>>>>

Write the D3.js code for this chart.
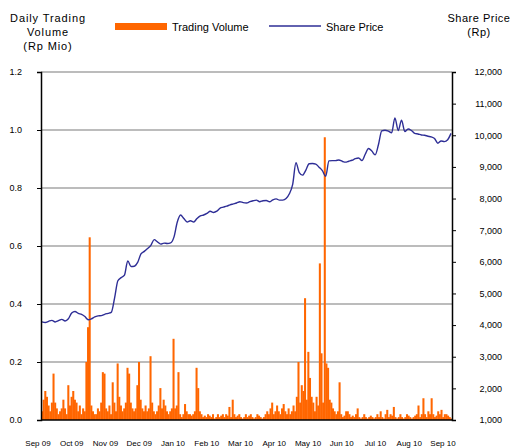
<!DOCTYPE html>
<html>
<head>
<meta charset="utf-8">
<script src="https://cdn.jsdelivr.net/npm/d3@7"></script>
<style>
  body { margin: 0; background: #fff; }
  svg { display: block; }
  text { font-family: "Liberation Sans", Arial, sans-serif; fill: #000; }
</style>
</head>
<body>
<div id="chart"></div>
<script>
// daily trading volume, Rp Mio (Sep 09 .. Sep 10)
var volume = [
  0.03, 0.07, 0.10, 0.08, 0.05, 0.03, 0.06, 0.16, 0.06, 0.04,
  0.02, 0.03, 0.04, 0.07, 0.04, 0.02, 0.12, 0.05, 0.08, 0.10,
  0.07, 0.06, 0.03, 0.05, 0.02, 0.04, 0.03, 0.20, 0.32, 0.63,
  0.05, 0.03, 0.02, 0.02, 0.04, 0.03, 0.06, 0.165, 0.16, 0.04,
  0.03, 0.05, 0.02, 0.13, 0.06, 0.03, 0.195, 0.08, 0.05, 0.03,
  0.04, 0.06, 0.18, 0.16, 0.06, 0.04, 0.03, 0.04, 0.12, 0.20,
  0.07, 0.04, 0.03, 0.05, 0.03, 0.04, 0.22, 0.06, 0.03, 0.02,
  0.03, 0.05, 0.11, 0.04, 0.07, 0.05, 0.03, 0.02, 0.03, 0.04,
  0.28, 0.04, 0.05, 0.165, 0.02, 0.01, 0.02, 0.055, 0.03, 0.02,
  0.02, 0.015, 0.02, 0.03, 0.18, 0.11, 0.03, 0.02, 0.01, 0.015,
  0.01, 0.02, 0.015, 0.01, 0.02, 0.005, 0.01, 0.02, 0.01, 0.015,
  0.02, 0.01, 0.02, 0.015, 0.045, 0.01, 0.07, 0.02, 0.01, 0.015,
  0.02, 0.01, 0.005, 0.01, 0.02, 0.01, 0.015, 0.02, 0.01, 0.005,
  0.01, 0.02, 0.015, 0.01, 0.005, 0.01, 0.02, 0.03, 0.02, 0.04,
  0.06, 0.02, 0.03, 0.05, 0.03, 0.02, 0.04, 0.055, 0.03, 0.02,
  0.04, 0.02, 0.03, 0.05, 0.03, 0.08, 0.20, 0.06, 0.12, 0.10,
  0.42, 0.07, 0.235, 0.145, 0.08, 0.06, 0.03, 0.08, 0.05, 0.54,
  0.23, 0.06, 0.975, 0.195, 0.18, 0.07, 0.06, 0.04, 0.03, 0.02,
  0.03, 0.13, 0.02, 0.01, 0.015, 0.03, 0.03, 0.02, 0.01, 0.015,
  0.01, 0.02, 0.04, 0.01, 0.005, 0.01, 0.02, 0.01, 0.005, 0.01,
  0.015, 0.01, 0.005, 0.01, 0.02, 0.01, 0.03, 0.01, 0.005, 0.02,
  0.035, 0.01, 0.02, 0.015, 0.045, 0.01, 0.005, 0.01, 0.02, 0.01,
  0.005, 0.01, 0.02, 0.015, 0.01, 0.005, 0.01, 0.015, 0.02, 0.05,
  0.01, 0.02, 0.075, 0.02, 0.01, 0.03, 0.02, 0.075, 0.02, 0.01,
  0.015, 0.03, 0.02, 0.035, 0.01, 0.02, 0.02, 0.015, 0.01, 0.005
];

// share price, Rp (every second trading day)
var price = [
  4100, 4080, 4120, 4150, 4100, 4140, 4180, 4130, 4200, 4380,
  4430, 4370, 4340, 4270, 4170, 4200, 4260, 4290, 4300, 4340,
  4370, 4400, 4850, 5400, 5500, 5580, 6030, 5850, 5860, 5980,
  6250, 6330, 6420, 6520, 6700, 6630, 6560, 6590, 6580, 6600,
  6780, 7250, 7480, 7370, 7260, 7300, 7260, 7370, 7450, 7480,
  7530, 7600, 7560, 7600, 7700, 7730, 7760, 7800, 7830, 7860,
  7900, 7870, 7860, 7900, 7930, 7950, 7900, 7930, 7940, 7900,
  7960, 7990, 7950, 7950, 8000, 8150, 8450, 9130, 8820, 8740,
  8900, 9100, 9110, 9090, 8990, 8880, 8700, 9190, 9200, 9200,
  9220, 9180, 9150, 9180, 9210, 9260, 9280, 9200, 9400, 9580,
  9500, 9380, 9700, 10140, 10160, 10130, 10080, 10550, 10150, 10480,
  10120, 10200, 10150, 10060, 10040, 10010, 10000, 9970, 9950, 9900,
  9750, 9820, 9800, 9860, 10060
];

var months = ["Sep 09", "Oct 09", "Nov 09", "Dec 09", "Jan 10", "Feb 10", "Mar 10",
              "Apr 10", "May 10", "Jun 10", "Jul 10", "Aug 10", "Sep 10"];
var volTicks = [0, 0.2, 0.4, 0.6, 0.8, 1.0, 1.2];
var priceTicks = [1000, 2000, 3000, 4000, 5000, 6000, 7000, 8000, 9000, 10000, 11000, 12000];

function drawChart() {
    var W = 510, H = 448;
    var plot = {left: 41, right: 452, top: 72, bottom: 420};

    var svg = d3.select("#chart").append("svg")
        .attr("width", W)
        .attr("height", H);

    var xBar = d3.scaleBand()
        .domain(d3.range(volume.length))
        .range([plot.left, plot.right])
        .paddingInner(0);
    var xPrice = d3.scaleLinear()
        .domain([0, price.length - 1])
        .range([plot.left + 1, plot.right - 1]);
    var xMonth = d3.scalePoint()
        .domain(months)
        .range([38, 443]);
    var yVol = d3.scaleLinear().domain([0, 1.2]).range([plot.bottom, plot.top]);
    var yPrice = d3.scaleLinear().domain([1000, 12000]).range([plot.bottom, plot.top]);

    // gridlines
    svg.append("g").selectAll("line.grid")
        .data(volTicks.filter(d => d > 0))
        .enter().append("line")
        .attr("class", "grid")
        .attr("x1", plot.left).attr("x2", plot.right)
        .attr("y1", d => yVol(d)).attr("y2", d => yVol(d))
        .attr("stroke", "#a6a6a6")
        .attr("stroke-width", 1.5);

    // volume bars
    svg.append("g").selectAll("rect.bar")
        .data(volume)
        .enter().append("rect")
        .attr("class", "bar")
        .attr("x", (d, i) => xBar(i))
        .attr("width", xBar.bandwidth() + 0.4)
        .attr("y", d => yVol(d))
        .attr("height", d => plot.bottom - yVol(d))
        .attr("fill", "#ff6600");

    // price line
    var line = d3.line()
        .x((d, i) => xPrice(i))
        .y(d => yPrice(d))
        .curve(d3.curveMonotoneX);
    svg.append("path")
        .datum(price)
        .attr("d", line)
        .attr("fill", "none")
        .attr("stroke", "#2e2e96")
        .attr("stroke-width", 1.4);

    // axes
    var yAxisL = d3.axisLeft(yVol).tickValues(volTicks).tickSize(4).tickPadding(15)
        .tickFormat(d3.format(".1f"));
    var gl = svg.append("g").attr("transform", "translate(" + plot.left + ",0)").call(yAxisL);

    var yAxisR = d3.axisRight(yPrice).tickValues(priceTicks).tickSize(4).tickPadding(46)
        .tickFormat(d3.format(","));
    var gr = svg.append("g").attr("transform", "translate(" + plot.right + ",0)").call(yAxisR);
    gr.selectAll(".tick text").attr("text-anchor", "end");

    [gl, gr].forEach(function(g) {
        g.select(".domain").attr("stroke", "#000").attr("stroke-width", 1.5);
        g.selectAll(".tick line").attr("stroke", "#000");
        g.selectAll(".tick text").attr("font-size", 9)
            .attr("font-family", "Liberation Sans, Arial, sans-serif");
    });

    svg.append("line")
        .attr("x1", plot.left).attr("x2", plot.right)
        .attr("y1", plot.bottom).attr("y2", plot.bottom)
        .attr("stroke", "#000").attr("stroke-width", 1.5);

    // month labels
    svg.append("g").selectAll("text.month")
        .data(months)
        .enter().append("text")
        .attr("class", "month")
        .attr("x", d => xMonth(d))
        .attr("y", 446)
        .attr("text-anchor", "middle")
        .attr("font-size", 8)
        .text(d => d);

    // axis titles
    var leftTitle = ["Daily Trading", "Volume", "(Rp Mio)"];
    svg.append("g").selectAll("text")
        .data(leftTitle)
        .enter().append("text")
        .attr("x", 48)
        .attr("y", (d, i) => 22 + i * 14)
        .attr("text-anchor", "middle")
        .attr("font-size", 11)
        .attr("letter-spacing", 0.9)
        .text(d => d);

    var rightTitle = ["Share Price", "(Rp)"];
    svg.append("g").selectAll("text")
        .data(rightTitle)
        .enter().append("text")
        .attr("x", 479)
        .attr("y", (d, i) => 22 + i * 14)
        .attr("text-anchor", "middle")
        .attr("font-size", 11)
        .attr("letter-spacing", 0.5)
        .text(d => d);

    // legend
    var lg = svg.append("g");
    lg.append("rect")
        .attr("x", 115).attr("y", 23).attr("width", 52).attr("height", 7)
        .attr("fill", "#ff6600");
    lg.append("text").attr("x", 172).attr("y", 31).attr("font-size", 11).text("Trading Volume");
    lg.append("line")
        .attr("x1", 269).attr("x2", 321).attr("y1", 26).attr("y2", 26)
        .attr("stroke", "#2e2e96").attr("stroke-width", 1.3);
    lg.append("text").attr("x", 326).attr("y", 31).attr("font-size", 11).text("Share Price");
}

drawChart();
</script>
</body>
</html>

<<<<
>>>>

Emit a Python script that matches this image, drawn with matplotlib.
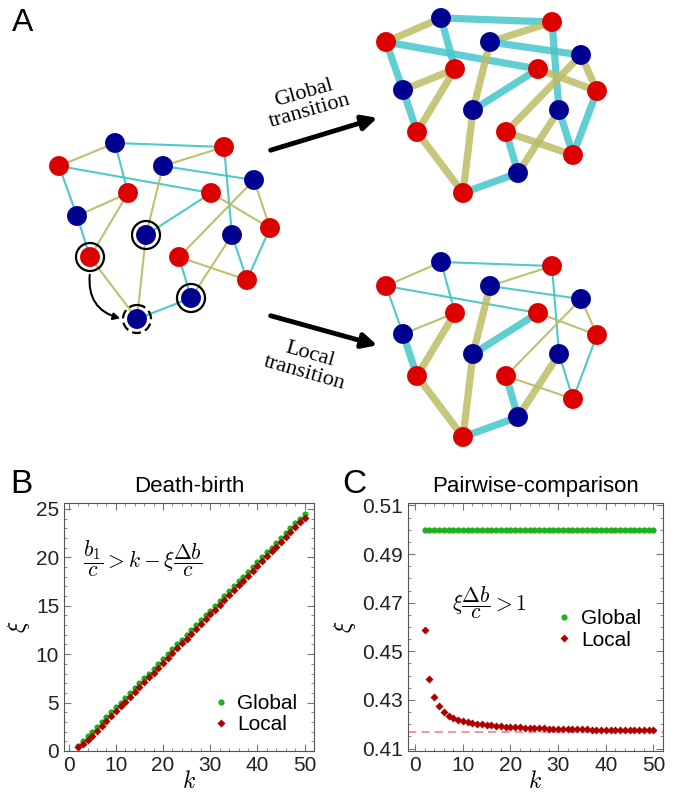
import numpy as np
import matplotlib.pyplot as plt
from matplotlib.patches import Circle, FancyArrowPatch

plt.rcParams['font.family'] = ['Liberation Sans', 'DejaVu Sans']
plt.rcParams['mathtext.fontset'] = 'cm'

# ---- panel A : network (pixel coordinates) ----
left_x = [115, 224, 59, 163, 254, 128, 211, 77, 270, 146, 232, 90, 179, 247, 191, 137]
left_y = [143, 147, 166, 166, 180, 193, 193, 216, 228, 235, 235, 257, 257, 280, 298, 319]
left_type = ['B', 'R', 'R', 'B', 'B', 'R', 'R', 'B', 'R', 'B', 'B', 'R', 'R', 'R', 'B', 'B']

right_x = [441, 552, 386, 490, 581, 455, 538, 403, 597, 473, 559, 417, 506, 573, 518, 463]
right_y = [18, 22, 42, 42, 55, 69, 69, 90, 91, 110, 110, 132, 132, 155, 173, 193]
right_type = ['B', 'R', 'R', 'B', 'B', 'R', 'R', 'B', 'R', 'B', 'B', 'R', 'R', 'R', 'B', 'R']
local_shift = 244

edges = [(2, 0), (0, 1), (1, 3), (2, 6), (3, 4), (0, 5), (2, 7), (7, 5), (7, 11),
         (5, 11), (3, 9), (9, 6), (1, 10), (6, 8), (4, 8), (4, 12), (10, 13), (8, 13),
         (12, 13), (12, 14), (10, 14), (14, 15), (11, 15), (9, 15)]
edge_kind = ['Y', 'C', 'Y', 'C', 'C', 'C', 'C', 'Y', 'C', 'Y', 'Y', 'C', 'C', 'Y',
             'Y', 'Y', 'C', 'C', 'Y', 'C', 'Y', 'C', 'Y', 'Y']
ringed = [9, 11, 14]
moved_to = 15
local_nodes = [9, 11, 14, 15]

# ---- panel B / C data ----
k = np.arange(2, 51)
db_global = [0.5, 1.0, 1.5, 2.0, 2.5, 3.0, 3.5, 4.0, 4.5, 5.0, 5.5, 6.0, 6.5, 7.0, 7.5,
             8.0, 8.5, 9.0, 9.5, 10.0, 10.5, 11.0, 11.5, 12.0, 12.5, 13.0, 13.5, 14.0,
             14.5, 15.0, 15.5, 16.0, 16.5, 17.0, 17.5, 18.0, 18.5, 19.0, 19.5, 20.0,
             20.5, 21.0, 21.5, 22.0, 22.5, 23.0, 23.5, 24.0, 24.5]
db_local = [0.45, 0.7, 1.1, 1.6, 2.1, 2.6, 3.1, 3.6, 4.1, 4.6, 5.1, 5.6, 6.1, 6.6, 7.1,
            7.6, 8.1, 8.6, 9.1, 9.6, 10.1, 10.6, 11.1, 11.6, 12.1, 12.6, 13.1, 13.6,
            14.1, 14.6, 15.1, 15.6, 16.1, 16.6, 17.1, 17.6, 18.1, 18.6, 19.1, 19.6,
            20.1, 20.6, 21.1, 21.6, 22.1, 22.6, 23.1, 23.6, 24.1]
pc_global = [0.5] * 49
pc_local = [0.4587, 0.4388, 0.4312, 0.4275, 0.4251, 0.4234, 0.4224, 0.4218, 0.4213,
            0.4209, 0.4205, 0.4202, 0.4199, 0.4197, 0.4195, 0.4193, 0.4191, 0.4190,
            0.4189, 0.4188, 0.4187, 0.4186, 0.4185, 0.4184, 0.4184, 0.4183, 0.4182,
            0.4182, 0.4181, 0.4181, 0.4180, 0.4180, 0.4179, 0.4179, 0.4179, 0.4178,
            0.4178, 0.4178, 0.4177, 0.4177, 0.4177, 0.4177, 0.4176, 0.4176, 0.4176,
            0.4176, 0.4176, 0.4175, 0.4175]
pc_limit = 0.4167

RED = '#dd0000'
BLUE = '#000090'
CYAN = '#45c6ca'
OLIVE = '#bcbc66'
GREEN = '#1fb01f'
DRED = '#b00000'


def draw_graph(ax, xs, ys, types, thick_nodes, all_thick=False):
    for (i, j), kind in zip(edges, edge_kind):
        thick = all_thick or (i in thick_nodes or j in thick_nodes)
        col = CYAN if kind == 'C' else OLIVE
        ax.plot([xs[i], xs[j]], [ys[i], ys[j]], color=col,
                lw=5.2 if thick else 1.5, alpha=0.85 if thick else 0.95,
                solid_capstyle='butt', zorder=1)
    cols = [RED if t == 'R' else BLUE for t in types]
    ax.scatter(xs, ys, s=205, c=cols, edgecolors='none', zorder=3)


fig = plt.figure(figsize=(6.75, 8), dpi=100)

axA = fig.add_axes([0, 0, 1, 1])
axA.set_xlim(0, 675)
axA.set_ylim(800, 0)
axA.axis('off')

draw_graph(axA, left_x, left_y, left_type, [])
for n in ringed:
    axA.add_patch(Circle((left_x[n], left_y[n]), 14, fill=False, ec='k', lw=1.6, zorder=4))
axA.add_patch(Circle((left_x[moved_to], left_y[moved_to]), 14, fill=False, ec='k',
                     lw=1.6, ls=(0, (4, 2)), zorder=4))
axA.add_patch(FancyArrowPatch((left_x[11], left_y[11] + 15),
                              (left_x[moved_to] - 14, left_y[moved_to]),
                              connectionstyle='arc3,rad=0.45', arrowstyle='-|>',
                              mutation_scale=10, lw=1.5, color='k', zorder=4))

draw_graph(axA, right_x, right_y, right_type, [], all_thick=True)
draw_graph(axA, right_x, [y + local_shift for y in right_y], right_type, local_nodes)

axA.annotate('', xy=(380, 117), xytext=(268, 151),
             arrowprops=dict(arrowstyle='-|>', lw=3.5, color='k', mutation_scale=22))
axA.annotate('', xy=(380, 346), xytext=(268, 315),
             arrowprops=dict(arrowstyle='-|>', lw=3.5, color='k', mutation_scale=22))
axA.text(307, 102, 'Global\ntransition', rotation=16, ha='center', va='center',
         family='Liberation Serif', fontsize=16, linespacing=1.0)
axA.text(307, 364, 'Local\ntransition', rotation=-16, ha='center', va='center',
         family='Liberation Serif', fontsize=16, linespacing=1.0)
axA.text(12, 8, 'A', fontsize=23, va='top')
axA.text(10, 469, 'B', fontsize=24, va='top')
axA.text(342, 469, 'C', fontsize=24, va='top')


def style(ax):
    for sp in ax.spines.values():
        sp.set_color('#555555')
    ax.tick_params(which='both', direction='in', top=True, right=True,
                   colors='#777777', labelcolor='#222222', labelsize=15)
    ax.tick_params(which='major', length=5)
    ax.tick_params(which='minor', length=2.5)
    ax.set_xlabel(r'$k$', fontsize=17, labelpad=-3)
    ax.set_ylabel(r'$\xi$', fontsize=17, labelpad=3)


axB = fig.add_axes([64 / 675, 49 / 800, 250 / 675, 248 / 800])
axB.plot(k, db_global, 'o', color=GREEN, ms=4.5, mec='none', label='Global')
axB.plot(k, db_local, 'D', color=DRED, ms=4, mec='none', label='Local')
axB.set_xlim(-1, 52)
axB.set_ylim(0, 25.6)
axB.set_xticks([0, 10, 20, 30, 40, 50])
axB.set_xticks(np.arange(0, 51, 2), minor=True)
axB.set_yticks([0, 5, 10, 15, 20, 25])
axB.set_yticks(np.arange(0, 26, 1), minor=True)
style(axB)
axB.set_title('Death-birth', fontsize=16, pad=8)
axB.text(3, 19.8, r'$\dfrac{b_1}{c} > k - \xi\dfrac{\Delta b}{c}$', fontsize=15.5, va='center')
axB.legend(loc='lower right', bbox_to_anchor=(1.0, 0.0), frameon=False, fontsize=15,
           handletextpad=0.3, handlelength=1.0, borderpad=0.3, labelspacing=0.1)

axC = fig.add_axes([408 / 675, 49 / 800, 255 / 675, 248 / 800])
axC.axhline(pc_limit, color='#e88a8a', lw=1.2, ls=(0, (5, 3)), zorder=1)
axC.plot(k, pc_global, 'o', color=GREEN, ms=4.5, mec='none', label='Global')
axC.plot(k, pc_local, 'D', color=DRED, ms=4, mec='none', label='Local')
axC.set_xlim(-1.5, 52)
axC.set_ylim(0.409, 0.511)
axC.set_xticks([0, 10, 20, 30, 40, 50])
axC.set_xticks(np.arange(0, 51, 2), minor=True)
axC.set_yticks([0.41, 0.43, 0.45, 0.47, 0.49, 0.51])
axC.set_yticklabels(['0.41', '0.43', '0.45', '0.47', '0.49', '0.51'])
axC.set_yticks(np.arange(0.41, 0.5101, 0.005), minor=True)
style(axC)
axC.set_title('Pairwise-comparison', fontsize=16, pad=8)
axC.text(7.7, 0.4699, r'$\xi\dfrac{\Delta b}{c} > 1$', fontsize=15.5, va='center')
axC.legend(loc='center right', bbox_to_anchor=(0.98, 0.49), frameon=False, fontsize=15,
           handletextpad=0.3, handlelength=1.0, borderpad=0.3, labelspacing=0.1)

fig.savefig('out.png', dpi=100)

<<<<

Each line that holds the word "this" is to be copied.

Finished task:
Write the D3.js code for this chart.
Emit a Python script that matches this image, drawn with matplotlib.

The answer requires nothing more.